State Route 78 extended southeast from SR 61 at Gratton along present secondary SR 623 in Bland and Tazewell counties (the old Tazewell Courthouse and Fancy Gap Turnpike) over Rich Mountain and into Burkes Garden, ending about 1/4 mi short of SR 625. 7 mi of the road was added to the state highway system in 1930 as State Route 136, which was extended another 1 mi in 1932. In the 1933 renumbering, SR 136 became State Route 87 (where the description included a planned extension to SR 42 at Sharon Springs), which became SR 78 in the 1940 renumbering (since SR 87 was needed to match North Carolina) and was downgraded to secondary in 1944 as an extension of existing SR 623.

==SR 79==

State Route 79 followed present secondary SR 762 from SR 91 north of Lodi east to St. Clair Bottom (where SR 79 included a now-bypassed piece of SR 600) and north to US 11 in Chilhowie. The first 1.9 mi out of Chilhowie were added to the state highway system in 1930 as State Route 135, which was extended another 2.1 mi to St. Clair Bottom in 1931 and became SR 79 in the 1933 renumbering.

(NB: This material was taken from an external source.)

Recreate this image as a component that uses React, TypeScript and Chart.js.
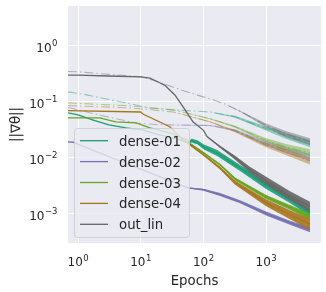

In 1945, the portion of SR 81 from St. Clair Bottom east to Dickey Gap became secondary SR 650, and SR 79 was extended west from St. Clair Bottom to Lodi to replace the now-disconnected western segment of SR 81. (This road had been defined at the route of SR 12 in 1924, and became US 58 in 1933 and SR 81 in 1940.) All of SR 79 was downgraded to secondary in 1953, but a short piece in Chilhowie, north of the new Interstate 81, became part of SR 107 in 1968.

- Major intersections

| County | Location | mi | km | Destinations | Notes |
| Washington | ​ | 0.00 | 0.00 | SR 91 (Monroe Road) |  |
| Smyth | ​ |  |  | SR 600 (Whitetop Road) | to Whitetop Mountain |
| St. Clair Bottom |  |  | SR 660 (Riverside Road) | former SR 81 east |
| Chilhowie | 12.35 | 19.88 | US 11 (Lee Highway) – Abingdon, Marion |  |
1.000 mi = 1.609 km; 1.000 km = 0.621 mi

==SR 89==

State Route 89 extended southwest along current secondary SR 667 from US 21 (now 18th Street) in Wytheville to SR 654 at the Wytheville National Fish Hatchery. It was added to the state highway system in 1928 as State Route 114, renumbered SR 89 in the 1933 renumbering, and downgraded to secondary in 1938 as an extension of existing SR 667.

==SR 95==

State Route 95 extended east along current secondary SR 805 from US 21 south of Dry Run Gap to SR 94 (now SR 649) at Providence, passing near Spring Valley. The easternmost 4.5 mi were added to the state highway system in 1928 as State Route 118, which was extended another 5.1 mi in 1930 and the remaining 1.9 mi in 1932. SR 118 became SR 95 in the 1933 renumbering and was downgraded to secondary in 1953.

==SR 289==

State Route 289 was a 680 ft long route spurring east from US 21 south of Wytheville on what is now the beginning of secondary State Route 696 (Barrett Mill Road). It was added to the primary system in 1934, on new alignment that connected a realigned US 21 to what was then part of SR 644, and downgraded to secondary in 1942.